Africa leads $900B global carbon credit economy

The value of the global carbon credit market has experienced exponential growth, reaching a historic high of $909 billion in the past year. This surge underscores the increasing significance of carbon trading as a mechanism for mitigating climate change and fostering sustainable development worldwide.

Africa, a continent endowed with abundant green energy resources, is strategically positioned to leverage its potential within the global carbon credit economy. Recognizing the opportunity, African nations are keen to enhance their participation in carbon trading to finance critical development projects and foster economic growth while contributing to global climate efforts.

However, Africa faces numerous challenges in effectively combating climate change and transitioning to green energy. These challenges include limited access to financing, inadequate infrastructure, and technological gaps. To address these issues, global stakeholders within the United Nations Framework Convention on Climate Change (UNFCCC) have committed to supporting developing nations like those in Africa. This support encompasses financial assistance, infrastructure development, and technological transfer to bolster climate resilience and advance sustainable development initiatives across the continent.

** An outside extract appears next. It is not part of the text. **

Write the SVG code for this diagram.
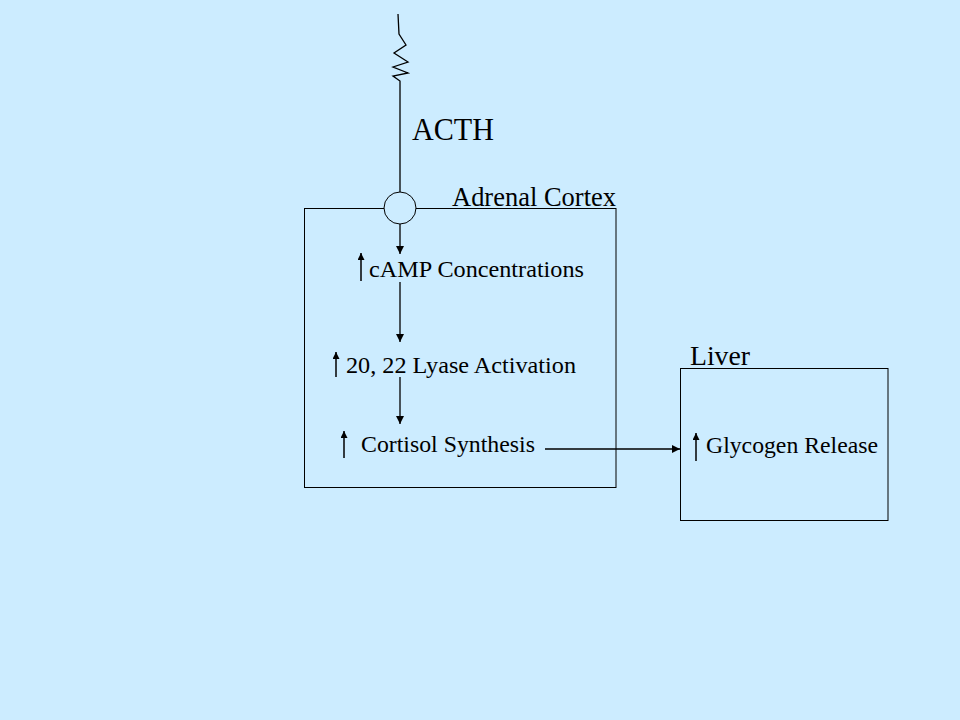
<svg xmlns="http://www.w3.org/2000/svg" width="960" height="720" viewBox="0 0 960 720">
<defs>
<marker id="ah" viewBox="0 0 10 10" refX="10" refY="5" markerWidth="8" markerHeight="8" markerUnits="userSpaceOnUse" orient="auto"><path d="M0,0 L10,5 L0,10 z" fill="#000"/></marker>
<marker id="up" viewBox="0 0 10 10" refX="10" refY="5" markerWidth="7" markerHeight="7" markerUnits="userSpaceOnUse" orient="auto"><path d="M0,0 L10,5 L0,10 z" fill="#000"/></marker>
</defs>
<style>
.t{font-family:"Liberation Serif","Times New Roman",serif;fill:#000}
.box{fill:none;stroke:#000;stroke-width:1}
.ln{fill:none;stroke:#000;stroke-width:1.3}
.ua{stroke:#000;stroke-width:1.5;marker-end:url(#up)}
</style>
<rect width="960" height="720" fill="#CCECFF"/>
<g id="adrenal-cortex">
<rect class="box" x="304.5" y="208.5" width="311.5" height="279"/>
<text class="t" x="452" y="206" font-size="27" textLength="164" lengthAdjust="spacingAndGlyphs">Adrenal Cortex</text>
</g>
<g id="liver">
<rect class="box" x="680.5" y="368.5" width="207.5" height="152"/>
<text class="t" x="690" y="365" font-size="27" textLength="60" lengthAdjust="spacingAndGlyphs">Liver</text>
</g>
<g id="acth">
<text class="t" x="412" y="140" font-size="32" textLength="82" lengthAdjust="spacingAndGlyphs">ACTH</text>
</g>
<g id="receptor">
<circle cx="400" cy="208" r="16" fill="#CCECFF" stroke="#000" stroke-width="1"/>
</g>
<g id="camp">
<line class="ua" x1="361" y1="281" x2="361" y2="253"/>
<text class="t" x="369" y="277" font-size="23" textLength="215" lengthAdjust="spacingAndGlyphs">cAMP Concentrations</text>
</g>
<g id="lyase">
<line class="ua" x1="336" y1="377" x2="336" y2="352"/>
<text class="t" x="346" y="373" font-size="23" textLength="230" lengthAdjust="spacingAndGlyphs">20, 22 Lyase Activation</text>
</g>
<g id="cortisol">
<line class="ua" x1="344" y1="458" x2="344" y2="431"/>
<text class="t" x="361" y="452" font-size="23" textLength="174" lengthAdjust="spacingAndGlyphs">Cortisol Synthesis</text>
</g>
<g id="glycogen">
<line class="ua" x1="696" y1="461" x2="696" y2="433"/>
<text class="t" x="706" y="453" font-size="23" textLength="172" lengthAdjust="spacingAndGlyphs">Glycogen Release</text>
</g>
<g id="connectors">
<polyline class="ln" points="398,14 399,34 406,45 394,53 408,62 393,67 408,73 393,76 400,81 400,192"/>
<line class="ln" x1="400" y1="224" x2="400" y2="254" marker-end="url(#ah)"/>
<line class="ln" x1="400" y1="282" x2="400" y2="342" marker-end="url(#ah)"/>
<line class="ln" x1="400" y1="377" x2="400" y2="424" marker-end="url(#ah)"/>
<line class="ln" x1="545" y1="449" x2="680" y2="449" marker-end="url(#ah)"/>
</g>
</svg>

Through collaborating with international partners and leveraging its renewable energy potential, Africa aims to not only strengthen its position in the global carbon credit market but also to spearhead sustainable development efforts that benefit both its population and the planet. Through strategic initiatives and partnerships, Africa can unlock its immense potential as a key player in shaping the future of carbon trading and climate action on a global scale.

The graph shows the projected growth of the African carbon market.

Africa carbon credit

Source: The Rockefeller Foundation

The African continent aims to maximize its carbon credit economy with the of launch the African Carbon Markets Initiative (ACMI). The key objectives are:

ACMI has etched a roadmap to dramatically expand Africa’s participation in the voluntary carbon credit market. Each initiative defined above has a budget outline, carbon credit value, and revenue target.

ACMI’s Bold Action Plan for Africa’s Carbon Market
The existing funding for Africa’s energy transition falls significantly short of the necessary amount. Thus, ACMI’s goals are essential to transform the financing landscape of the continent.

ACMI’s prime target is to generate 300 million carbon credits and unlock 6 billion annual revenues by 2030. By 2050, ACMI is targeting over 1.5 billion annual credits, leveraging over $120 billion and supporting over 110 million jobs.

ACMI has collaborated with the Integrity Council for the Voluntary Carbon Market (IC-VCM) and the Voluntary Carbon Markets Integrity Initiative (VCMI) and is exploring the local carbon markets to produce high-integrity carbon credits. Not only this, it’s actively working with some of the leading carbon credit buyers like Standard Chartered, Nando’s, and Exchange Trading Group.

The ACMI also believes that the voluntary carbon market can succeed with people’s trust in carbon credit policies and its purpose to bring a positive impact on the environment and livelihood of Africans.

Several African nations, including Kenya, Malawi, Gabon, Nigeria, and Togo, have volunteered to partner with ACMI to expand carbon credit generation. According to a market survey, these 7 countries collectively have the potential to produce < 300 million metric tons of CO2 equivalents.

To support this move, H.E Yemi Osinbajo, Vice President of Nigeria and ACMI said,

“Carbon markets can deliver tremendous benefits for Nigeria and Africa—creating jobs, driving green investment, and reducing emissions. Nigeria is putting the groundwork in place today so that in subsequent years, carbon credits become a major industry that will benefit our people.” 

Africa’s Path to Prosperity: Harnessing the Green Opportunities
As discussed before, improving global collaboration on climate change, increasing Africa’s resilience to climate shocks, and employing locals are the pathways to Africa’s prosperity. Its vast renewable energy resources, both solar and wind, and the carbon sinks form the backbone of its economy.

The ACMI focuses on climate projects needed for Africa’s green energy transition. Some of them are reforestation, forest conservation, renewable energy investments, carbon-storing agricultural practices, and direct air capture. Investors receive carbon credits as offsets for their ongoing emissions by funding climate initiatives.

The International Renewable Energy Agency (IRENA) has estimated Africa’s solar photovoltaic (PV) technical potential is at 7,900 GW.

This makes the continent one of the world’s highest generators of solar power. Noteworthy, North Africa receives more than 2,000 hours of sunshine per year.

From reports, we found out that U.S.-based Husk Power has raised $103 million to build at least 1,400 mini-solar grids in rural Africa and Asia. The firm has captured the solar market in Nigeria, hitting the petrol and diesel industry hard.

This move clearly shows that fostering renewable energy in Africa could diminish dependence on fossil fuels and cut CO2 emissions. It could open avenues for economic growth, job opportunities, and poverty alleviation.